-- start EXTRACTED ENTRIES --

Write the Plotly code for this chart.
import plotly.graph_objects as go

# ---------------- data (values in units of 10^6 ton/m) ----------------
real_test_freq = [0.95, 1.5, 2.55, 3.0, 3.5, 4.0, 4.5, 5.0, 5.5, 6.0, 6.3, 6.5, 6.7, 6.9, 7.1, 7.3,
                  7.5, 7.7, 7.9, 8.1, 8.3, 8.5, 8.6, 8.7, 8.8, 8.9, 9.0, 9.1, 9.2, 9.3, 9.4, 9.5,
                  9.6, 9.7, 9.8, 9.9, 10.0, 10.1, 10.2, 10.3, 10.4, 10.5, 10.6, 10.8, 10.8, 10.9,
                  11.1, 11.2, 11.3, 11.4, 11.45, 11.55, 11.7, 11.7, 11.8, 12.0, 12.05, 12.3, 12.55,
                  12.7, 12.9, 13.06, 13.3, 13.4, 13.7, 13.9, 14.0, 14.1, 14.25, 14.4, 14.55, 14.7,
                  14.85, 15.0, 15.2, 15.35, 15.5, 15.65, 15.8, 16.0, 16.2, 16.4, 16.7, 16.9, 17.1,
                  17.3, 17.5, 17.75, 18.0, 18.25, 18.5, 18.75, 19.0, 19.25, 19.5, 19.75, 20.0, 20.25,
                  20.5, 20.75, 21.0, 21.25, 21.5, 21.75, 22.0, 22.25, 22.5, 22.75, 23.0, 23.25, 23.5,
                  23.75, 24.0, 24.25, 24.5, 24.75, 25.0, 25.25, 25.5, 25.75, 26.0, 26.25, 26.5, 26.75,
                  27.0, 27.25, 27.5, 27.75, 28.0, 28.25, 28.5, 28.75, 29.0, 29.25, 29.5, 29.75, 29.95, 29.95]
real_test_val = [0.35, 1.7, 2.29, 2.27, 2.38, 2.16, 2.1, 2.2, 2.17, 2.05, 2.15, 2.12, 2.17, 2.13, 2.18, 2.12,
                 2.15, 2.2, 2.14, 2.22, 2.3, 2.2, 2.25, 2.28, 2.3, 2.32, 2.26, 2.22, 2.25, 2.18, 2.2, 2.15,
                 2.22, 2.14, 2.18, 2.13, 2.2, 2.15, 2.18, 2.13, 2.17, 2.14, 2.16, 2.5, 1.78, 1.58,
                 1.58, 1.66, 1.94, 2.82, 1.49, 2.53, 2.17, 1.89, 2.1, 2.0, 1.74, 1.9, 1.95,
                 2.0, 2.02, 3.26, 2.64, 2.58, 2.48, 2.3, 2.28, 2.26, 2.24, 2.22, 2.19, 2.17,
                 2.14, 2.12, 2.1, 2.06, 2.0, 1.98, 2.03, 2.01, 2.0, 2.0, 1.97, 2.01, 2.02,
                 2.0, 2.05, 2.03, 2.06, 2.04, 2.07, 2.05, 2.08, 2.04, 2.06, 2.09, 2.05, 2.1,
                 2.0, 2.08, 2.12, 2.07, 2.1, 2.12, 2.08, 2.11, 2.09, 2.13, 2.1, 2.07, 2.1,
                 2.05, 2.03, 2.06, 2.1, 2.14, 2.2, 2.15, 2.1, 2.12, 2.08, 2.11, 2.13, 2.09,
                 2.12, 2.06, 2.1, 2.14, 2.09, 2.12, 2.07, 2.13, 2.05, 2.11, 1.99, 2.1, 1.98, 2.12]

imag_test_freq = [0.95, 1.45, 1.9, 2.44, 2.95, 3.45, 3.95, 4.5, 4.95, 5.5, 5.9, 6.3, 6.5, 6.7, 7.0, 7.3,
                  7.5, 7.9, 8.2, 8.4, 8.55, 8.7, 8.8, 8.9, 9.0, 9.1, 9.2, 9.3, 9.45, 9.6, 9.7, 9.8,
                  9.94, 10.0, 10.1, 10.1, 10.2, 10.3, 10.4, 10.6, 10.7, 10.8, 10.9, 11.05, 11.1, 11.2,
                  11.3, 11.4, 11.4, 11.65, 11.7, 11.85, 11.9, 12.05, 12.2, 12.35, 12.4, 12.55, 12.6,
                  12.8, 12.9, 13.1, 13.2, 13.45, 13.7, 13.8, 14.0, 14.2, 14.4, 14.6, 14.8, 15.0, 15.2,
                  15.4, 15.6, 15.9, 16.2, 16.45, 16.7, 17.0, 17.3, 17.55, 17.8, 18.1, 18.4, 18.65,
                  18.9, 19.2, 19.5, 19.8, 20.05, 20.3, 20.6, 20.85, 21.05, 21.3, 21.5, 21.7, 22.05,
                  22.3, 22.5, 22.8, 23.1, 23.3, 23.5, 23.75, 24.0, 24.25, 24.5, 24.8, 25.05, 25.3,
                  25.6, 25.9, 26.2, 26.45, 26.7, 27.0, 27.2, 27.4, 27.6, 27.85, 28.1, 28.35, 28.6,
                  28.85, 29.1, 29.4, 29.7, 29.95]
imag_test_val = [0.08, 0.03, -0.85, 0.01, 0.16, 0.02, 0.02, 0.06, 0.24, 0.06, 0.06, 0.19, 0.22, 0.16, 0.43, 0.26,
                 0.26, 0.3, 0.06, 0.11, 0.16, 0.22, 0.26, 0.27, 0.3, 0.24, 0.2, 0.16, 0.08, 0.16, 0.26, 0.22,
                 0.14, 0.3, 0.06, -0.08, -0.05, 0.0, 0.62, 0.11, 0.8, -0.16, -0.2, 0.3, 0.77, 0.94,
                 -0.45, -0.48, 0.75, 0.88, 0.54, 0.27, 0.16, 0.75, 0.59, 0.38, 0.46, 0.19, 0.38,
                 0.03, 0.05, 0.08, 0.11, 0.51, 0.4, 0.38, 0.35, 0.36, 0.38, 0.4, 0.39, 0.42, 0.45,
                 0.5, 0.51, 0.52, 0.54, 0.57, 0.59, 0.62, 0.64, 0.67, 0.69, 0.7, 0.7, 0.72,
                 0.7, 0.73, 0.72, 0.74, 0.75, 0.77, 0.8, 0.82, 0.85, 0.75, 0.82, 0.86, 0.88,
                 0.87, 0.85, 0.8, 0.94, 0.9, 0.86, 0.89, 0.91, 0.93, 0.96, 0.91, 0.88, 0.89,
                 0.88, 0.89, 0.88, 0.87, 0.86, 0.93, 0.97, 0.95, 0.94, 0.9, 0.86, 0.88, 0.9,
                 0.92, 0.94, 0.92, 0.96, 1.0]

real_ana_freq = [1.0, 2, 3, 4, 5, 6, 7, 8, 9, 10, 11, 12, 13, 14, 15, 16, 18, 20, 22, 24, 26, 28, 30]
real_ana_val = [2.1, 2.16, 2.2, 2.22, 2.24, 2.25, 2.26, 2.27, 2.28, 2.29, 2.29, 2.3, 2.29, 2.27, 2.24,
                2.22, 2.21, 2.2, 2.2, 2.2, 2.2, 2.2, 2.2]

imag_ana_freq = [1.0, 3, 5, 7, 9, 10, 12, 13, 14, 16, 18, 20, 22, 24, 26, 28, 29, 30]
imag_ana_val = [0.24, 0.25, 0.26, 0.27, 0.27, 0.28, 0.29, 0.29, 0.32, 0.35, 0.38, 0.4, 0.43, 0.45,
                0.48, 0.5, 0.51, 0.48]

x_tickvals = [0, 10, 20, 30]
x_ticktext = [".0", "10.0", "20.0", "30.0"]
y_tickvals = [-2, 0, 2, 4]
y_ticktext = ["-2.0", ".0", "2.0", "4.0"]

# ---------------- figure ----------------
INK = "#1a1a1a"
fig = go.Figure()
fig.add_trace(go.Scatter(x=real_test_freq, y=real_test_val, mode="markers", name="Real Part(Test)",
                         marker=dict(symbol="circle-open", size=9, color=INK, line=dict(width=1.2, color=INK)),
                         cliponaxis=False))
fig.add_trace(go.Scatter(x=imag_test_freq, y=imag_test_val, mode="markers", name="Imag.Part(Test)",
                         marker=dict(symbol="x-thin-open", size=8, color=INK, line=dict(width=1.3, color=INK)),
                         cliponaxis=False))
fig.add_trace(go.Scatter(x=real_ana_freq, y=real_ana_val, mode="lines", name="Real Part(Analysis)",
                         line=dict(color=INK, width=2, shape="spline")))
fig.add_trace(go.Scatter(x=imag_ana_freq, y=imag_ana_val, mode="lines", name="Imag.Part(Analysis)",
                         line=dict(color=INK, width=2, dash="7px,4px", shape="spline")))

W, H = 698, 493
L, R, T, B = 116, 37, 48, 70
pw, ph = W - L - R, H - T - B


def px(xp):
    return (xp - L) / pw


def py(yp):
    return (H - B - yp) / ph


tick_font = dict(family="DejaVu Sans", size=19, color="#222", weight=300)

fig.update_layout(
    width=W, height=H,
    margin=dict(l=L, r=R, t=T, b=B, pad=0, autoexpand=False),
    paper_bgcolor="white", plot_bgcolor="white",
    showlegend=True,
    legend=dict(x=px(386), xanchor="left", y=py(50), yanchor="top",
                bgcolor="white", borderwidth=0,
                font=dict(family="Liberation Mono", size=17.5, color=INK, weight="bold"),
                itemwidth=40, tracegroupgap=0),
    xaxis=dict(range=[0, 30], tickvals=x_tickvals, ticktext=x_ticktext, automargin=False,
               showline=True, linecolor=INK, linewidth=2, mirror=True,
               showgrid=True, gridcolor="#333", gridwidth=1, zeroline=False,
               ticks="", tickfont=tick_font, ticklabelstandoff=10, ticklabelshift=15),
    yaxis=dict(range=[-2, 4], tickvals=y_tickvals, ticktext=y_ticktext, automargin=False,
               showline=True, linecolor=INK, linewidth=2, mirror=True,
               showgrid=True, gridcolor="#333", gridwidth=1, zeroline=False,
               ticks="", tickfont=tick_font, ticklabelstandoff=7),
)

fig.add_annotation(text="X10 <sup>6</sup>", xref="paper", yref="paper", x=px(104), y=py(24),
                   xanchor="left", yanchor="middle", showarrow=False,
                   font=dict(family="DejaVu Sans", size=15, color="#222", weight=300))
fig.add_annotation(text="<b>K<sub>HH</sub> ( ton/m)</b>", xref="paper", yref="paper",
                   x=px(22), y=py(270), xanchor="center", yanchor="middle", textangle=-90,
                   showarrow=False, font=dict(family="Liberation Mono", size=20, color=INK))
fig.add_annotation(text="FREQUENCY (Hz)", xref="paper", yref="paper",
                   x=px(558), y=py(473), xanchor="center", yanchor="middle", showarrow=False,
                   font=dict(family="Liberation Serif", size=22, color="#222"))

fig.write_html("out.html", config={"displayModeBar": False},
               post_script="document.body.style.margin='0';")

-- end EXTRACTED ENTRIES --
-- start EXTRACTED ENTRIES --

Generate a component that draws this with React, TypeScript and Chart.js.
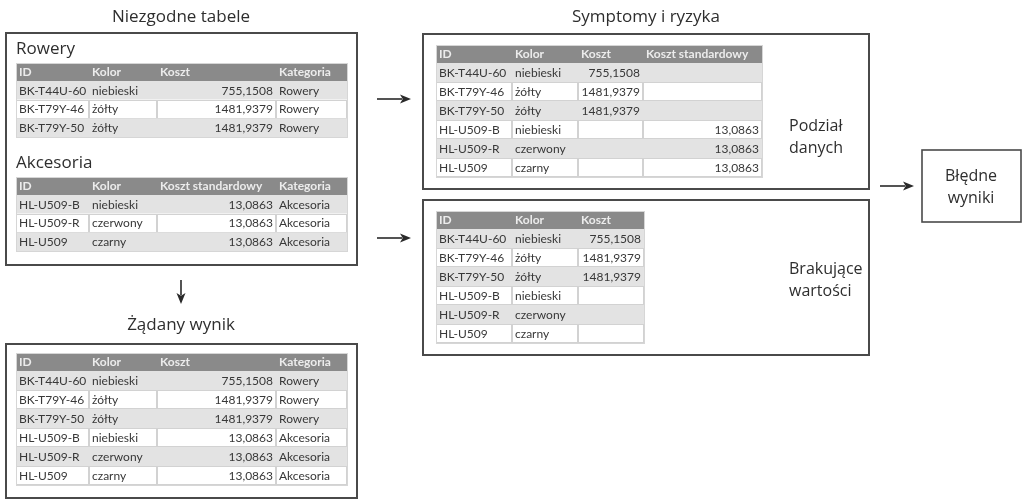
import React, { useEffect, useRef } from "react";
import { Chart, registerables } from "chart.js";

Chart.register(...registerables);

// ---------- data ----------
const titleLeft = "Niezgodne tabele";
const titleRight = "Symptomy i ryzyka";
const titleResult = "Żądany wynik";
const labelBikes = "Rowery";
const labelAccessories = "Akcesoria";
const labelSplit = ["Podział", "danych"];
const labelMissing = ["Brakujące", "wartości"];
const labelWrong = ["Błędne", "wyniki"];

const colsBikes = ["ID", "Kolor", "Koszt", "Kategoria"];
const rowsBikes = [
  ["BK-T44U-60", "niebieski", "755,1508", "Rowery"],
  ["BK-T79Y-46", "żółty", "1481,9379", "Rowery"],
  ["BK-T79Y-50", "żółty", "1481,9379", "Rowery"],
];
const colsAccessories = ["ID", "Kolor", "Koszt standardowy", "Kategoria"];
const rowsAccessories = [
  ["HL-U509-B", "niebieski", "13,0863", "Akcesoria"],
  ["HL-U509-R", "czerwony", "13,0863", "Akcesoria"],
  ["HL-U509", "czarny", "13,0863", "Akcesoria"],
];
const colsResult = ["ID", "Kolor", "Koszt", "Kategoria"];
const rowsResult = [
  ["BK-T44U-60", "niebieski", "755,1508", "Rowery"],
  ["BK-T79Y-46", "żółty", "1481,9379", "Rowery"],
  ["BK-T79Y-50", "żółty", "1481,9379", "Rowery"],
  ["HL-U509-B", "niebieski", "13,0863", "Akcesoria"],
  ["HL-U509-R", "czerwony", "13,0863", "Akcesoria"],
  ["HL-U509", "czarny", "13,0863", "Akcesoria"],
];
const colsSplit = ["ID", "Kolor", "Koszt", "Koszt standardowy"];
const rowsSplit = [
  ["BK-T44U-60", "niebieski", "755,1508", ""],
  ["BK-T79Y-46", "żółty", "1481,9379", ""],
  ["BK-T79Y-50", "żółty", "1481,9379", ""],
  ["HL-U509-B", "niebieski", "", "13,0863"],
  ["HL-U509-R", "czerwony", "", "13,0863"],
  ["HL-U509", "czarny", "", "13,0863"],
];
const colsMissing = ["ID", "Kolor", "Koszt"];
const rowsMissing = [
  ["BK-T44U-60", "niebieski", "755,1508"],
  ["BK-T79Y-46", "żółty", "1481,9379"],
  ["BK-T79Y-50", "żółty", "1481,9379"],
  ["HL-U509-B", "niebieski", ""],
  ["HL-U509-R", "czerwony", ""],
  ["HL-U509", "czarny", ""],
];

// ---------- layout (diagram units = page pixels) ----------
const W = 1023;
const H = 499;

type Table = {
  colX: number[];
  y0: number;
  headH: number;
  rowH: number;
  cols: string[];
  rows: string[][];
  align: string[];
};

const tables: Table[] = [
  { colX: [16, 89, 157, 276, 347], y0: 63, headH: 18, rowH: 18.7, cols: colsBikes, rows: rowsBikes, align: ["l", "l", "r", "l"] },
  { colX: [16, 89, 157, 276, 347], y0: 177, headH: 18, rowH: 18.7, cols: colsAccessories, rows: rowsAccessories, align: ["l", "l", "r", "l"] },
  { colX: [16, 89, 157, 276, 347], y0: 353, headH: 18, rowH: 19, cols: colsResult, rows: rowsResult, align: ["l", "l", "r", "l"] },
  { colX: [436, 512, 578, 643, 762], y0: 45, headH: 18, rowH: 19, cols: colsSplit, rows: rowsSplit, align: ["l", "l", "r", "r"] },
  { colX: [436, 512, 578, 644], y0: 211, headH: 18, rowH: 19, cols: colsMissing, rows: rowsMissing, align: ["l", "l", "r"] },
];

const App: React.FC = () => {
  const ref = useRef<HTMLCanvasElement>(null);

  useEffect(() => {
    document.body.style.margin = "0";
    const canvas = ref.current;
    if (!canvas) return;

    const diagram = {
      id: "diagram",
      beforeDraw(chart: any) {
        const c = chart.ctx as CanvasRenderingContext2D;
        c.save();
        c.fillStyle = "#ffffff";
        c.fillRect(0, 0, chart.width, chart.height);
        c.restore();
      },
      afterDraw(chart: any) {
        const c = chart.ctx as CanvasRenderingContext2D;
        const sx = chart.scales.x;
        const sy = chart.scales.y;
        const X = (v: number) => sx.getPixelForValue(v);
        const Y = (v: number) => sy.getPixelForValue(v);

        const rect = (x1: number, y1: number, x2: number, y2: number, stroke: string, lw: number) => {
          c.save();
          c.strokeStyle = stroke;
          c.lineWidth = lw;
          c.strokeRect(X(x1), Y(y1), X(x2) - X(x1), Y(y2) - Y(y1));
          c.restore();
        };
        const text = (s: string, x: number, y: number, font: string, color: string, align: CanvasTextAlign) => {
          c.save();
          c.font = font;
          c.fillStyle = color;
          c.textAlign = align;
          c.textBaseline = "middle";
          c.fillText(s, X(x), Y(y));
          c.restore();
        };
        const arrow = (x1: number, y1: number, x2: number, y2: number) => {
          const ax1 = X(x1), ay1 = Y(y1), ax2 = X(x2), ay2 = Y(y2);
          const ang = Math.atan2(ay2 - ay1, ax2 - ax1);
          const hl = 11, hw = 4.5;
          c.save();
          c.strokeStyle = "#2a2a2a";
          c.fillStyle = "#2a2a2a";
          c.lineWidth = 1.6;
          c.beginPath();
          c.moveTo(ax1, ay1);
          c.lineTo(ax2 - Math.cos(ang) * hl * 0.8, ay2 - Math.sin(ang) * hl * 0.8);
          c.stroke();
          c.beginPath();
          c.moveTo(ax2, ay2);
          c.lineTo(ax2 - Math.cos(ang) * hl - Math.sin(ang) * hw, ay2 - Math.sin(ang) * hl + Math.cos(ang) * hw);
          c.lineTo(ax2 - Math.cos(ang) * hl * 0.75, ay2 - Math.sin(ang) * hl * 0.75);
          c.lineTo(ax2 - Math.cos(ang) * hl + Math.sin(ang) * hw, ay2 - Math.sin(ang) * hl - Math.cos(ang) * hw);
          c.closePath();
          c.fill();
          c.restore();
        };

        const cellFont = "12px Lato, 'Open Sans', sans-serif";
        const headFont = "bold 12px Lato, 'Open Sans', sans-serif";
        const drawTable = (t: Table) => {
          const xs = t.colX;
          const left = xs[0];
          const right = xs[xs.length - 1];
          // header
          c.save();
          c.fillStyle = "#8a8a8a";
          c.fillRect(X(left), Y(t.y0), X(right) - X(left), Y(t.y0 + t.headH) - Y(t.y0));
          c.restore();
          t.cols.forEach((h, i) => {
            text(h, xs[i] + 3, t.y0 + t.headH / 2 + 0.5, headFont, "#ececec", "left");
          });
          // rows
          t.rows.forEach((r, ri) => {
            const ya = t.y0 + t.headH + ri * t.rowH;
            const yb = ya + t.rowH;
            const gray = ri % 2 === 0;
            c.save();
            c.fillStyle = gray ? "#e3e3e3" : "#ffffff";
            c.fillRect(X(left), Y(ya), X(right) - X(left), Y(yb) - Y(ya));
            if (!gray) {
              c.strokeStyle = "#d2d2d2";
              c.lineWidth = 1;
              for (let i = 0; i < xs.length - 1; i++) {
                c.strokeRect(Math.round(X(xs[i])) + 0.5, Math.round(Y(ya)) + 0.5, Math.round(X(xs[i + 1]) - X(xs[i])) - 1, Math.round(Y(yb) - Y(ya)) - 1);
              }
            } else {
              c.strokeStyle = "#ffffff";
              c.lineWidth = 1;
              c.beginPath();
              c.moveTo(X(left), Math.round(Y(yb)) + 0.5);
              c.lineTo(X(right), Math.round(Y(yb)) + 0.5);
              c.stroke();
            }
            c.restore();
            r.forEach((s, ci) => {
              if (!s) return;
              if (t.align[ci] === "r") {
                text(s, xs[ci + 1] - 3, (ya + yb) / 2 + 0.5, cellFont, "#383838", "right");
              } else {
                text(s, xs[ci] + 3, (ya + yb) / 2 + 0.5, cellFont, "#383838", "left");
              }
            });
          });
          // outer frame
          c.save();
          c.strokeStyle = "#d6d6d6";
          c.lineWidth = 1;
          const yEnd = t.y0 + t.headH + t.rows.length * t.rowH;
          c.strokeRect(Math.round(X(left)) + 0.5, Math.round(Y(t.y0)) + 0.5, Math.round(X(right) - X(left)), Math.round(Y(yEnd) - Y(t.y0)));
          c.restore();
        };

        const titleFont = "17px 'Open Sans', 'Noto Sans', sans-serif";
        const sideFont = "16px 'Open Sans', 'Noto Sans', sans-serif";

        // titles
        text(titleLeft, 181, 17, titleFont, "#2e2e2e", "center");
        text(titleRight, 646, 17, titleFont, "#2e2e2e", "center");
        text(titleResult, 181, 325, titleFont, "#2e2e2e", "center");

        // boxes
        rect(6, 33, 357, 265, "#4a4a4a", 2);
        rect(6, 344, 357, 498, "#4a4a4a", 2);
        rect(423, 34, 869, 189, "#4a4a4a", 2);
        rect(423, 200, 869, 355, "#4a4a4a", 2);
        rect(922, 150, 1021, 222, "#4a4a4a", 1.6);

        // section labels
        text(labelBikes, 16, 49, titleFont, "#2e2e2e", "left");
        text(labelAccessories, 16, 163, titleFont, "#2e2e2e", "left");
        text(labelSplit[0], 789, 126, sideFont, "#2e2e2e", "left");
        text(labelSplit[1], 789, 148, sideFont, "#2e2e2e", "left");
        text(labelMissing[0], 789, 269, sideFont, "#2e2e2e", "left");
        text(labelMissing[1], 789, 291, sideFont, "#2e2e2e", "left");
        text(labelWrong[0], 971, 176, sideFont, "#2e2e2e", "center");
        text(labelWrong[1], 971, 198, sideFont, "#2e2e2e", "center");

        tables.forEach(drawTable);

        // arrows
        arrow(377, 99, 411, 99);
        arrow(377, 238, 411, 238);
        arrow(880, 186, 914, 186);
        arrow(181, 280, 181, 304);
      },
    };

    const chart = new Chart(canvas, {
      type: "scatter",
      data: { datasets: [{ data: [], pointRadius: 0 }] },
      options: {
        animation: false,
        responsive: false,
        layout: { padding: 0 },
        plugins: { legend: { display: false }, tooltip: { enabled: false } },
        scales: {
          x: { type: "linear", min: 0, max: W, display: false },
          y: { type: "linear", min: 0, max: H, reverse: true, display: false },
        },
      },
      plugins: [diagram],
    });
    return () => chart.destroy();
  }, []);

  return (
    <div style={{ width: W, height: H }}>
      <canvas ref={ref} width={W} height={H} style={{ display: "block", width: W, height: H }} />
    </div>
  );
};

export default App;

-- end EXTRACTED ENTRIES --

■ PROBLEM DETAILS:
Return the lines from the line with "Write the Plotly code for this chart." through the line with "import plotly.graph_objects as go", inclusive, exactly as they stand, and nothing else.

■ RESPONSE:
Write the Plotly code for this chart.
import plotly.graph_objects as go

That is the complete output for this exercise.